ワタミ介護売却と銀行の圧力

watami

 

ワタミが介護事業を売却するようです。昨年度で連結売上の約23%を占め、セグメント利益では24億を出していただけに本音としては売りたくなかったのではないかと思われます。ただ、2期連続連結純利益はマイナスで前期、経常利益が34億の赤字でした。自己資本比率も4期前は約28.9%だったのが7.3%まで低下して財務的にはかなり悪化しました。

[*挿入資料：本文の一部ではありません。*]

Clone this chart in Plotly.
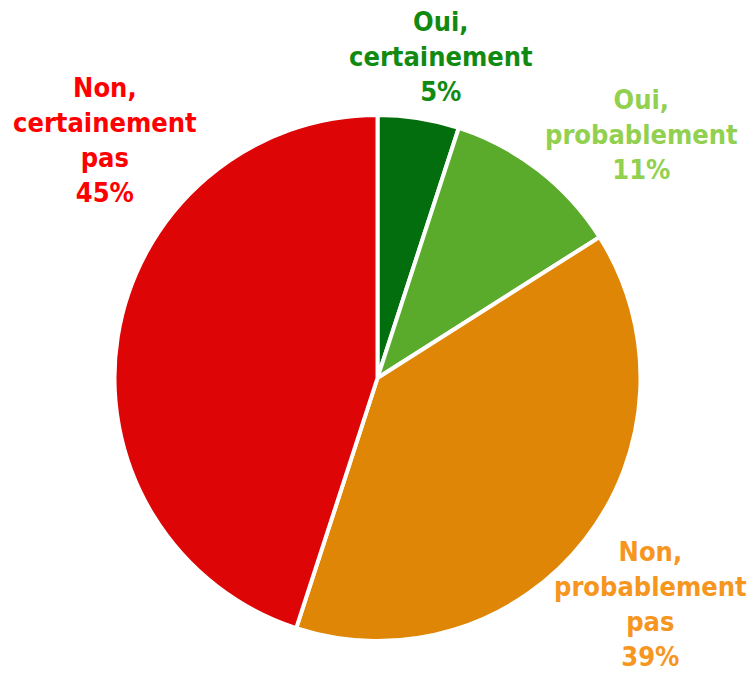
import plotly.graph_objects as go

labels = ["Oui, certainement", "Oui, probablement", "Non, probablement pas", "Non, certainement pas"]
label_lines = [["Oui,", "certainement"], ["Oui,", "probablement"], ["Non,", "probablement", "pas"], ["Non,", "certainement", "pas"]]
values = [5, 11, 39, 45]
slice_colors = ["#036e0e", "#5aab2c", "#df8607", "#dd0505"]
text_colors = ["#118a11", "#92d050", "#f7961e", "#ff0000"]
# label block centers in pixels (x, y)
label_pos = [(441, 57), (641, 134), (650, 604), (105, 140)]

W, H = 754, 675
fig = go.Figure()
fig.add_trace(go.Pie(
    labels=labels, values=values, sort=False, direction="clockwise", rotation=0,
    marker=dict(colors=slice_colors, line=dict(color="white", width=4)),
    textinfo="none", hoverinfo="label+percent", showlegend=False,
    domain=dict(x=[114 / W, 641 / W], y=[(H - 641) / H, (H - 115) / H]),
))

for lines, v, col, (px, py) in zip(label_lines, values, text_colors, label_pos):
    txt = "<br>".join(lines + [f"{v}%"])
    fig.add_annotation(
        x=px / W, y=1 - py / H, xref="paper", yref="paper",
        xanchor="center", yanchor="middle", showarrow=False, align="center",
        text=f"<b>{txt}</b>",
        font=dict(family="DejaVu Sans Condensed, DejaVu Sans", size=27, color=col),
    )

fig.update_layout(width=W, height=H, margin=dict(l=0, r=0, t=0, b=0),
                  paper_bgcolor="white", plot_bgcolor="white")
fig.write_html("out.html", config={"displayModeBar": False},
               post_script="document.body.style.margin='0px';")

今回、最終的に止めを刺したのは財務制限条項でしょう。財務制限条項で介護施設の入居金返還債務53億に対する保証の事前求償を求められたことがあるでしょう。財務制限条項で2期連続の連結経常赤字か24年度の純資産の部の75%未満になった場合、事前求償を求められることになります。要は53億を銀行は請求することができます。24年度末に約293億あった純資産が27年度約100億まで大幅に減少して財務制限条項に抵触しました。借入金も約前年度より100億増加して300億あまりに達しました。その中で1年以内に返済しなければならない短期借入金が160億ですからかなり銀行の発言権は強くなったといえるでしょう。一応財務制限条項の発動は猶予してもらったようですが今回の介護売却はその中で要求されたのではないかと想像します。

資金が回らないと企業は倒産してしまうので苦渋の選択だったと思います。銀行も確かに経営不振企業からは回収しないといけないので判断を責めることはできません。しかし、本当に企業の発展を願うのでしたら成長セクターの売却を迫るような再生案は要求しないでほしいと願うのは甘いのでしょうか?